The Great American Biotic Interchange is characterized by a surge in successful dispersals in both directions beginning around 2.6 million years ago, with various members of North American families, including Mustelidae and Canidae, successfully colonizing South America. When the isthmus formed, North American carnivores replaced their marsupial counterparts. Although invaders crossed in both directions, North American mammals spread widely, diversified greatly, and steadily replaced South American open-country counterparts, unused to effective predators. The animals that had evolved in comfortable South American isolation for millions of years simply weren’t prepared. It’s a collision story without a single earthquake – just footsteps crossing a land bridge, changing the world forever.

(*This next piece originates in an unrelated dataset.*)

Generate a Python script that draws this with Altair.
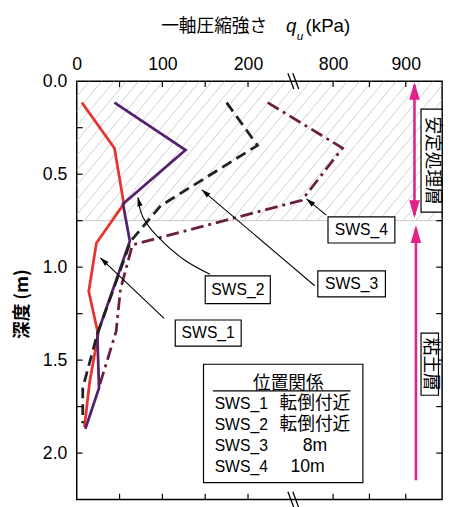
import altair as alt
import pandas as pd

# ---------------- data ----------------
series_names = ["SWS_1", "SWS_2", "SWS_3", "SWS_4"]
series_colors = ["#e8342e", "#55206e", "#222222", "#6a1f42"]
series_dash = [[1, 0], [1, 0], [11, 6], [13, 5, 3, 5]]

depth_1 = [0.115, 0.36, 0.66, 0.87, 1.13, 1.36, 1.62, 1.86]
qu_1 = [6, 44, 55, 23, 14, 25, 15, 9]
depth_2 = [0.115, 0.37, 0.66, 0.86, 1.36, 1.65, 1.87]
qu_2 = [44, 127, 54, 62, 24, 26, 10]
depth_3 = [0.115, 0.345, 0.67, 0.86, 1.36, 1.65, 1.84]
qu_3 = [175, 211, 98, 63, 24, 7, 7]
depth_4 = [0.115, 0.36, 0.64, 0.88, 1.12, 1.345, 1.645]
qu_4 = [223, 813, 757, 65, 51, 46, 26]

# axis
x_domain = [0, 250, 750, 950]          # broken axis 250 -> 750
x_break = 500
x_label_values = [0, 100, 200, 800, 900]
x_tick_values = [50, 100, 150, 200, 800, 850, 900]
y_max = 2.25
y_label_values = [0.0, 0.5, 1.0, 1.5, 2.0]
y_tick_values = [0.25, 0.5, 0.75, 1.0, 1.25, 1.5, 1.75, 2.0]
treated_depth = 0.75

# annotation boxes (SWS labels)
box_label = ["SWS_1", "SWS_2", "SWS_3", "SWS_4"]
box_q0 = [115, 150, 779, 793]
box_q1 = [192, 226, 872, 885]
box_d0 = [1.284, 1.047, 1.02, 0.73]
box_d1 = [1.425, 1.196, 1.16, 0.87]

# straight leader arrows (SWS_1, SWS_3, SWS_4)
arr_tail_q = [102, 774.7, 790.5]
arr_tail_d = [1.275, 1.10, 0.72]
arr_tip_q = [27.5, 146, 763.5]
arr_tip_d = [0.95, 0.584, 0.633]
arr_angle = [313, 310, 310]
# curved leader (SWS_2)
curve_q = [155.5, 125, 94.4, 77.2, 71.4]
curve_d = [1.038, 0.959, 0.836, 0.73, 0.625]
curve_tip_angle = 346

# legend table
legend_title = "位置関係"
legend_names = ["SWS_1", "SWS_2", "SWS_3", "SWS_4"]
legend_pos = ["転倒付近", "転倒付近", "8m", "10m"]
legend_row_d = [1.736, 1.847, 1.961, 2.076]
legend_pos_q = [775, 775, 775, 765]

# layer labels
layer_labels = ["安定処理層", "粘土層"]

# ---------------- build ----------------
LAT = "Liberation Sans"
CJK = "Noto Sans CJK JP"
MIX = "Liberation Sans, Noto Sans CJK JP"
W, H = 372, 426

rows = []
for name, ds, qs in zip(series_names, [depth_1, depth_2, depth_3, depth_4],
                        [qu_1, qu_2, qu_3, qu_4]):
    for i, (d, q) in enumerate(zip(ds, qs)):
        rows.append(dict(series=name, idx=i, depth=d, qu=q))
df = pd.DataFrame(rows)

xs = alt.Scale(domain=x_domain, range=[0, 218, 224, W], nice=False, zero=False)
ys = alt.Scale(domain=[0, y_max], reverse=True, nice=False, zero=False)
xaxis = alt.Axis(orient="top", values=x_label_values, title=None, ticks=False,
                 tickSize=0, domain=False, grid=False, labelFontSize=18,
                 labelFont=LAT, labelColor="black", labelPadding=8,
                 labelFlush=False, labelOverlap=False)
yaxis = alt.Axis(orient="left", values=y_label_values, format=".1f", title=None,
                 ticks=False, tickSize=0, domain=False, grid=False,
                 labelFontSize=18, labelFont=LAT, labelColor="black",
                 labelPadding=10, labelFlush=False, labelOverlap=False)


def X(f):
    return alt.X(f, type="quantitative", scale=xs, axis=xaxis)


def Y(f):
    return alt.Y(f, type="quantitative", scale=ys, axis=yaxis)


# hatch (pixel-space independent x scale)
hatch = alt.Chart(alt.sequence(-130, 372, 12.5, as_="i")).transform_calculate(
    i2="datum.i + 118"
).mark_rule(color="#c4c4c4", strokeWidth=0.8, clip=True).encode(
    x=alt.X("i:Q", scale=alt.Scale(domain=[0, W], nice=False, zero=False), axis=None),
    x2="i2:Q",
    y=alt.datum(treated_depth, scale=ys, axis=yaxis),
    y2=alt.datum(0),
)

base_df = pd.DataFrame({"d": [treated_depth]})
boundary = alt.Chart(base_df).mark_rule(color="#bdbdbd", strokeWidth=0.8).encode(
    y=Y("d"), x=alt.value(0), x2=alt.value(W))

lines = alt.Chart(df).mark_line(strokeWidth=2.8, strokeCap="butt").encode(
    x=X("qu"), y=Y("depth"),
    color=alt.Color("series:N", scale=alt.Scale(domain=series_names, range=series_colors), legend=None),
    strokeDash=alt.StrokeDash("series:N", scale=alt.Scale(domain=series_names, range=series_dash), legend=None),
    order="idx:Q",
)

# ticks inside frame
yt = pd.DataFrame({"d": y_tick_values})
xt = pd.DataFrame({"q": x_tick_values})
tick_l = alt.Chart(yt).mark_rule(color="black", strokeWidth=1.2).encode(
    y=Y("d"), x=alt.value(0), x2=alt.value(6))
tick_r = alt.Chart(yt).mark_rule(color="black", strokeWidth=1.2).encode(
    y=Y("d"), x=alt.value(W - 6), x2=alt.value(W))
tick_t = alt.Chart(xt).mark_rule(color="black", strokeWidth=1.2).encode(
    x=X("q"), y=alt.value(0), y2=alt.value(6))
tick_b = alt.Chart(xt).mark_rule(color="black", strokeWidth=1.2).encode(
    x=X("q"), y=alt.value(H - 6), y2=alt.value(H))

# axis break marks "\\" at top and bottom
brk = pd.DataFrame({"q": [x_break, x_break], "d": [0.0, y_max]})
brk_a = alt.Chart(brk).mark_rule(color="black", strokeWidth=1.3, xOffset=-6, x2Offset=0,
                                 yOffset=-8, y2Offset=8).encode(
    x=X("q"), x2="q", y=Y("d"), y2="d")
brk_b = alt.Chart(brk).mark_rule(color="black", strokeWidth=1.3, xOffset=-1, x2Offset=5,
                                 yOffset=-8, y2Offset=8).encode(
    x=X("q"), x2="q", y=Y("d"), y2="d")

# leaders
arr_df = pd.DataFrame({"q0": arr_tail_q, "d0": arr_tail_d, "q1": arr_tip_q,
                       "d1": arr_tip_d, "ang": arr_angle})
leaders = alt.Chart(arr_df).mark_rule(color="black", strokeWidth=1.1).encode(
    x=X("q0"), x2="q1", y=Y("d0"), y2="d1")
heads_df = pd.DataFrame({"q": arr_tip_q + [curve_q[-1]], "d": arr_tip_d + [curve_d[-1]],
                         "ang": arr_angle + [curve_tip_angle]})
ARROW = "M0,0L-0.3,1L0.3,1Z"
heads = alt.Chart(heads_df).mark_point(shape=ARROW, filled=True, color="black",
                                       size=324, opacity=1, strokeWidth=0).encode(
    x=X("q"), y=Y("d"), angle=alt.Angle("ang:Q", scale=None))
curve_df = pd.DataFrame({"q": curve_q, "d": curve_d, "k": list(range(len(curve_q)))})
curve = alt.Chart(curve_df).mark_line(color="black", strokeWidth=1.1,
                                      interpolate="cardinal").encode(
    x=X("q"), y=Y("d"), order="k:Q")

box_df = pd.DataFrame({"label": box_label, "q0": box_q0, "q1": box_q1,
                       "d0": box_d0, "d1": box_d1})
box_df["qc"] = (box_df.q0 + box_df.q1) / 2
box_df["dc"] = (box_df.d0 + box_df.d1) / 2
boxes = alt.Chart(box_df).mark_rect(fill="white", stroke="black", strokeWidth=1.2).encode(
    x=X("q0"), x2="q1", y=Y("d0"), y2="d1")
box_text = alt.Chart(box_df).mark_text(fontSize=16, font=LAT, color="black",
                                       baseline="middle", align="center").encode(
    x=X("qc"), y=Y("dc"), text="label")

# magenta range arrows
MAG = "#e2218a"
mag_df = pd.DataFrame({"q": [912, 914], "d0": [0.02, 0.79], "d1": [0.72, 2.146]})
mag = alt.Chart(mag_df).mark_rule(color=MAG, strokeWidth=2.6).encode(
    x=X("q"), y=Y("d0"), y2="d1")
mag_heads_df = pd.DataFrame({"q": [912, 912, 914], "d": [0.005, 0.735, 0.775],
                             "ang": [0, 180, 0]})
mag_heads = alt.Chart(mag_heads_df).mark_point(shape=ARROW, filled=True, color=MAG,
                                               size=1296, opacity=1, strokeWidth=0).encode(
    x=X("q"), y=Y("d"), angle=alt.Angle("ang:Q", scale=None))

lab_df = pd.DataFrame({"t": layer_labels, "q0": [921, 921], "q1": [950, 945],
                       "d0": [0.15, 1.355], "d1": [0.704, 1.689],
                       "qc": [935.5, 933], "dc": [0.427, 1.522]})
lab_box = alt.Chart(lab_df).mark_rect(fill="white", stroke="black", strokeWidth=1.2).encode(
    x=X("q0"), x2="q1", y=Y("d0"), y2="d1")
lab_text = alt.Chart(lab_df).mark_text(fontSize=18, font=CJK, color="black", angle=90,
                                       baseline="middle", align="center").encode(
    x=X("qc"), y=Y("dc"), text="t")

# legend table
leg_box_df = pd.DataFrame({"q0": [148], "q1": [841], "d0": [1.522], "d1": [2.159]})
leg_box = alt.Chart(leg_box_df).mark_rect(fill="white", stroke="black", strokeWidth=1.2).encode(
    x=X("q0"), x2="q1", y=Y("d0"), y2="d1")
leg_title_df = pd.DataFrame({"t": [legend_title], "q": [247], "d": [1.627]})
leg_title = alt.Chart(leg_title_df).mark_text(fontSize=18, font=CJK, color="black",
                                              baseline="middle", align="center").encode(
    x=X("q"), y=Y("d"), text="t")
leg_line_df = pd.DataFrame({"q0": [159], "q1": [824], "d": [1.665]})
leg_line = alt.Chart(leg_line_df).mark_rule(color="black", strokeWidth=1.2).encode(
    x=X("q0"), x2="q1", y=Y("d"))
leg_rows_df = pd.DataFrame({"n": legend_names, "p": legend_pos, "d": legend_row_d,
                            "qn": [161] * 4, "qp": legend_pos_q})
leg_names = alt.Chart(leg_rows_df).mark_text(fontSize=16, font=LAT, color="black",
                                             baseline="middle", align="left").encode(
    x=X("qn"), y=Y("d"), text="n")
leg_pos = alt.Chart(leg_rows_df).mark_text(fontSize=18, font=MIX, color="black",
                                           baseline="middle", align="center").encode(
    x=X("qp"), y=Y("d"), text="p")

# axis titles (composed for italic q with subscript u)
one = pd.DataFrame({"k": [0]})
t1 = alt.Chart(one).mark_text(text="一軸圧縮強さ", fontSize=18, font=CJK, color="black",
                              align="left", baseline="alphabetic").encode(
    x=alt.value(86), y=alt.value(-50))
t2 = alt.Chart(one).mark_text(text="q", fontSize=19, font=LAT, fontStyle="italic",
                              color="black", align="left", baseline="alphabetic").encode(
    x=alt.value(213), y=alt.value(-50))
t3 = alt.Chart(one).mark_text(text="u", fontSize=12, font=LAT, fontStyle="italic",
                              color="black", align="left", baseline="alphabetic").encode(
    x=alt.value(224), y=alt.value(-42))
t4 = alt.Chart(one).mark_text(text="(kPa)", fontSize=19, font=LAT, color="black",
                              align="left", baseline="alphabetic").encode(
    x=alt.value(233), y=alt.value(-50))
ytitle = alt.Chart(one).mark_text(text="深度 (m)", fontSize=18, font=CJK, fontWeight="bold",
                                  color="black", angle=270, align="center",
                                  baseline="middle").encode(
    x=alt.value(-55), y=alt.value(227))

main = alt.layer(boundary, lines, tick_l, tick_r, tick_t, tick_b, brk_a, brk_b,
                 leaders, curve, heads, boxes, box_text, mag, mag_heads,
                 lab_box, lab_text, leg_box, leg_title, leg_line, leg_names,
                 leg_pos, t1, t2, t3, t4, ytitle)

chart = alt.layer(hatch, main).resolve_scale(x="independent").properties(
    width=W, height=H,
    autosize=alt.AutoSizeParams(type="none"),
    padding={"left": 70, "top": 70, "right": 6, "bottom": 3},
    background="white",
).configure_view(stroke="black", strokeWidth=1.5)

chart.save("out.html", embed_options={"renderer": "svg", "actions": False})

Conclusion: The Ground Beneath Us Has Always Been in Charge

You might look at a mountain range today and see nothing more than scenery. You might watch the ocean and think of beaches. What these 8 events teach you, though, is that the ground you stand on is not a passive backdrop to the story of life – it’s one of the lead characters. Continents have collided, separated, and shifted, and every single time they did, the fate of countless species hung in the balance.
From the glaciation triggered by a drifting Gondwana to the land bridge that sent North American wolves into South America, tectonic events have written, erased, and rewritten the story of life on Earth with breathtaking authority. The supercontinent cycle causes major shifts in global climate, geochemical cycling of carbon, and sea level. Any one of these factors is likely to affect evolution, and the combination of all can have profound effects. The next time you feel the ground beneath your feet, consider this: every creature alive today – including you – owes its existence partly to the slow, grinding drama of moving rock. Doesn’t that change the way you think about where you’re standing?